A Justiça Federal estabeleceu, em liminar concedida nesta segunda-feira (27), o prazo de dois a quatro anos para que o Instituto Nacional de Colonização e Reforma Agrária (Incra) conclua a regularização de terras onde vivem 14 comunidades quilombolas (remanescentes de escravos) nos municípios de Salvaterra, Cachoeira do Arari e Curralinho, na região do Marajó (PA). Ainda cabe recurso ao Tribunal Região Federal da 1ª Região, em Brasília (DF).
Na decisão (veja aqui a íntegra), o juiz federal substituto da 5ª Vara, José Flávio Fonseca de Oliveira, considerou que o prazo de dois anos, requerido pelo Ministério Público Federal na ação civil pública que ajuizou, deverá ser obedecido pelo Incra apenas em dois dos 14 processos de regularização que já se encontram em fase mais adiantada, como aqueles que apresentam Relatório Técnico de Identificação e de Delimitação (RTID). Em relação aos outros casos, o magistrado considerou que quatro anos é “prazo suficiente para a tramitação das demais fases dos processos administrativos”.
Na ação proposta perante a 5ª Vara, o Ministério Público informou que existem 1.286 processos no Incra para a regularização fundiária de terras ocupadas por remanescentes de escravos, mas até agora teriam sido concluídos apenas 2,41% desses processos, o equivalente a 31 títulos de propriedade emitidos. Em relação aos 14 processos que envolvem quilombolas de Salvaterra, Cachoeira do Arari e Curralinho, o MPF sustentou que estão parados há pelo menos dez anos.
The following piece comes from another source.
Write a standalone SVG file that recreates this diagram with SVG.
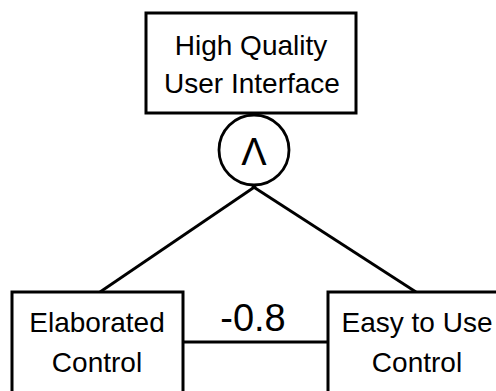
<svg xmlns="http://www.w3.org/2000/svg" width="496" height="391" viewBox="0 0 496 391">
<style>
.box{fill:#fff;stroke:#000;stroke-width:3}
.ln{stroke:#000;stroke-width:2.8;fill:none}
.t{font-family:"Liberation Sans",Arial,sans-serif;font-size:28px;fill:#000;text-anchor:middle}
</style>
<rect width="496" height="391" fill="#fff"/>
<g id="connectors">
<line class="ln" x1="256" y1="186" x2="100" y2="292"/>
<line class="ln" x1="252" y1="186" x2="416" y2="292"/>
<line class="ln" x1="183" y1="342" x2="328" y2="342"/>
<text class="t" x="253" y="331" style="font-size:38px">-0.8</text>
</g>
<g id="top">
<rect class="box" x="146" y="13" width="210" height="100"/>
<text class="t" x="251" y="55">High Quality</text>
<text class="t" x="252" y="93">User Interface</text>
</g>
<g id="and">
<circle class="ln" cx="254" cy="150" r="35" fill="#fff"/>
<text class="t" x="254" y="165" style="font-size:38px">Λ</text>
</g>
<g id="elaborated">
<rect class="box" x="12" y="292" width="171" height="110"/>
<text class="t" x="97" y="332">Elaborated</text>
<text class="t" x="97" y="372">Control</text>
</g>
<g id="easy">
<rect class="box" x="328" y="292" width="171" height="110"/>
<text class="t" x="417" y="332">Easy to Use</text>
<text class="t" x="417" y="372">Control</text>
</g>
</svg>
A ausência de regularização fundiária das terras, acrescentou o Ministério Público, tem incentivado a atração de novos investidos à região, colocando-os sempre em vantagem nos litígios com os povos tradicionais da região.
O Incra considerou que os procedimentos para a regularização das terras são complexos, daí não se caracterizar a existência de demora excessiva, conforme alegado pelo MFP. Disse ainda que não haveria possibilidade de cumprir todos os procedimento no prazo de 24 meses e relatou que os 14 processos que deram causa à ação ajuizada pelo Ministério Público estão em fases diferenciadas, encontrando-se com a tramitação paralisada apenas os que aguardam parecer da Fundação Cultural Palmares. Informou ainda que está priorizando os processos relativos à regularização das terras quilombolas da Ilha do Marajó e disse que não pode ser responsabilizado por certos atos do procedimento, porque a desapropriação é ato privativo da Presidência da República.
“Injustificável” - Mesmo diante dos argumentos do Incra, o juiz federal José Flávio de Oliveira classificou de “injustificável” o atraso na tramitação dos processos de regularização. Dos 14 processos listados pelo MPF, ressaltou o magistrado, apenas um foi autuado em 2004, cinco foram autuados em 2005, um em 2006 e sete no ano 2007. Fica comprovado, afirma a decisão, “que o caminhar desses processos é nitidamente muito vagaroso, o que demonstra violação ao princípio da duração razoável do processo , garantia constitucional de aplicação a todos os ramos dos Poderes da República, não se desincumbido o réu (Incra) de demonstrar que o atraso não decorre de suas precárias estruturas de trabalho, o que também não seria justificativa, vez que, com a presença da União no polo ativo, também há responsabilidade por esse atraso, se se admitisse que é por falta de recursos públicos ou ausência de força de trabalho, que não é o caso.”
Ao constatar o que chamou de “flagrante atraso na delimitação das propriedades dos remanescentes das comunidades de quilombos”, o juiz federal da 5ª Vara se disse convencido que isso caracteriza “descaso das autoridades envolvidas e violação dos direitos humanos dessas populações, que são remanescentes de sistema de direito que permitia a escravidão e, atualmente, são excluídos sistematicamente de acesso aos bens mais primários, inclusive o acesso à terra, merecendo a atuação pronta e rápida dos poderes públicos.”
José Flávio de Oliveira entendeu, porém, que não será preciso aplicar multa diária de R$ 1 mil ao Incra, em caso de descumprimento da liminar. “Quanto à aplicação da multa diária, não se afigura necessária, nem há justificativa para tanto, porque a mora (demora) já existente não descumpriu nenhuma decisão judicial, embora seja violadora de outros comandos jurídicos”, fundamentou o magistrado.